ILG: Where is your inspiration coming from these days?
Lovepusher: Everywhere. To sum up my inspiration as being down to one or a few specific things would be to sell myself short. I draw inspiration from every single aspect of life. I simply connect the dots by bringing ideas together in an eclectic juxtaposition, which I filter, refine and later present to the audience as a coherent story or composition of letters.
ILG: Social media, what’s your personal philosophy and how do they affect the painting movement?
Lovepusher: Social media is a highly subjective matter. As with anything there are always the pros and cons of using a service, technology or whatever it is that you utilize in the attainment of your personal goals. There are multiple reasons to advocate and support the use, development and evolution of social media but one must also be mindful of the potential of there being a subversive element ever present within these online platforms. To ignore this stealth element is really to our own detriment. The mass unawareness of the deeper workings and effects of online platforms is easily achieved, as many social media companies nicely dress up their applications and present them as a great way to augment and add value to our normal lives, while at the same time failing to highlight the psychological aberrations closely linked to the prolonged use of these online platforms.
Social media on the other hand, has proven to be extremely viable for artists and creatives alike.
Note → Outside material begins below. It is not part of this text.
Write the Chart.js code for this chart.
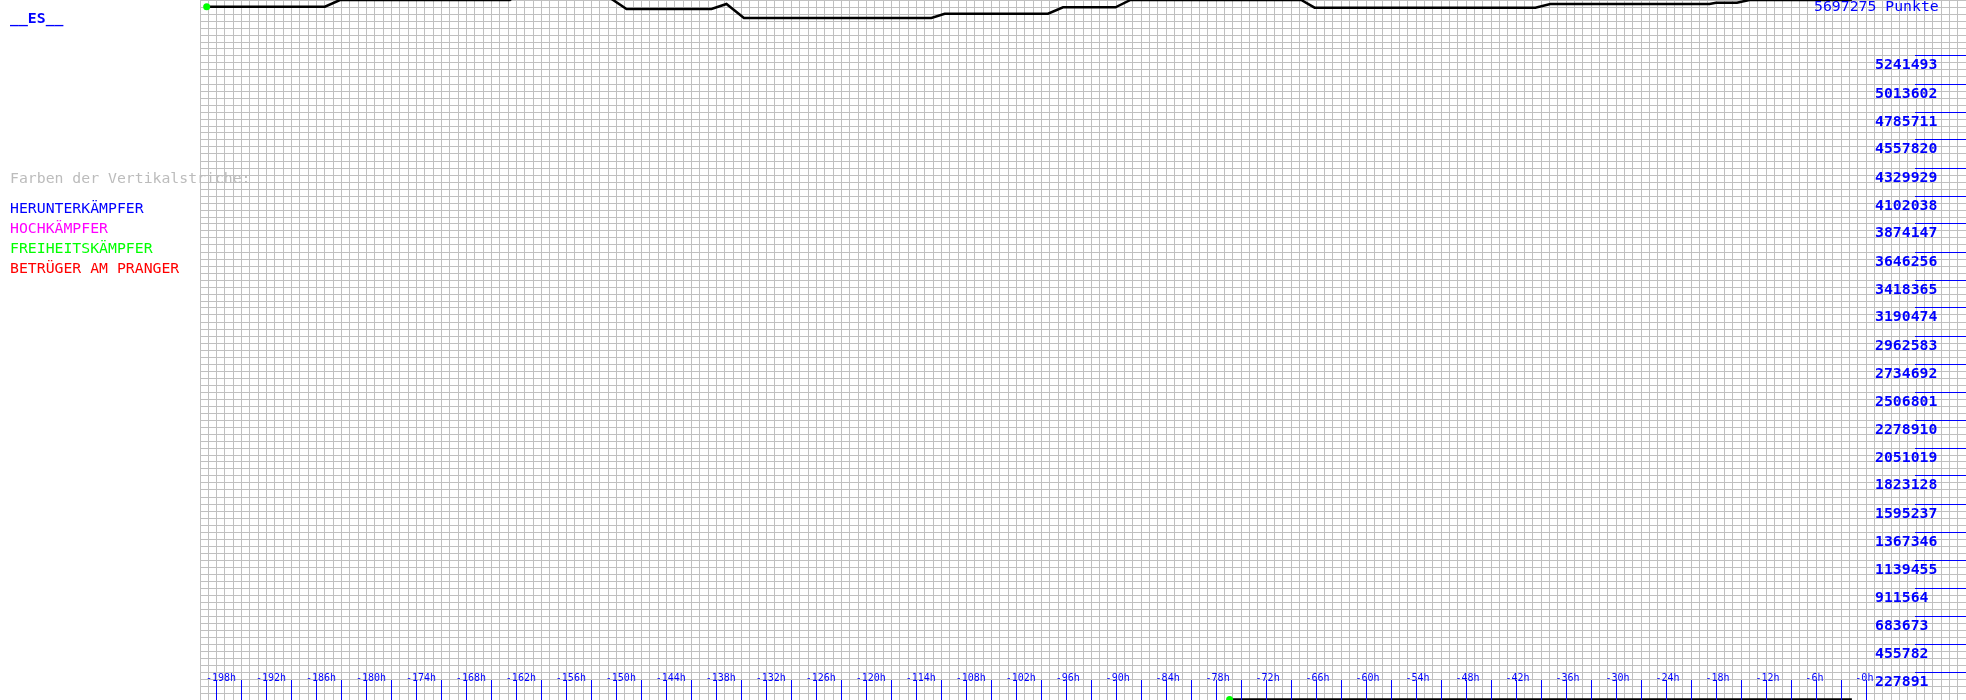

The global reach of social media is unparalleled, eclipsing radio, newspapers and even television, with its power obviously coming from its shear versatility. For example, an artist can paint a picture, write a text, present a short video and can do all of this globally in real time. There are endless possibilities opened up by the effective use of social media.
ILG: Future goals, what’s on your bucket list?
Lovepusher: To visit Antarctica.
ILG: Describe a great day for you, what did you do?
Lovepusher: I woke up, went for a 5k run, came home and had a shower, jumped in a cab to Heathrow Airport, boarded an Etihad flight, landed in Dubai, enjoyed the food, culture and great people.
ILG: Any last words?
Lovepusher: While painting, try to protect your health by wearing the correct protective gear to limit the body’s absorption of harmful chemicals.
In life, love yourself, stay young, happy and never stop exploring…
ILG: Do you love graffiti?
Lovepusher: Imagine a hierarchical pyramid with all of the positive emotions and affirmations linked to graffiti steadily rising to an apex point with love resting at the top, my relationship with graffiti would be above that!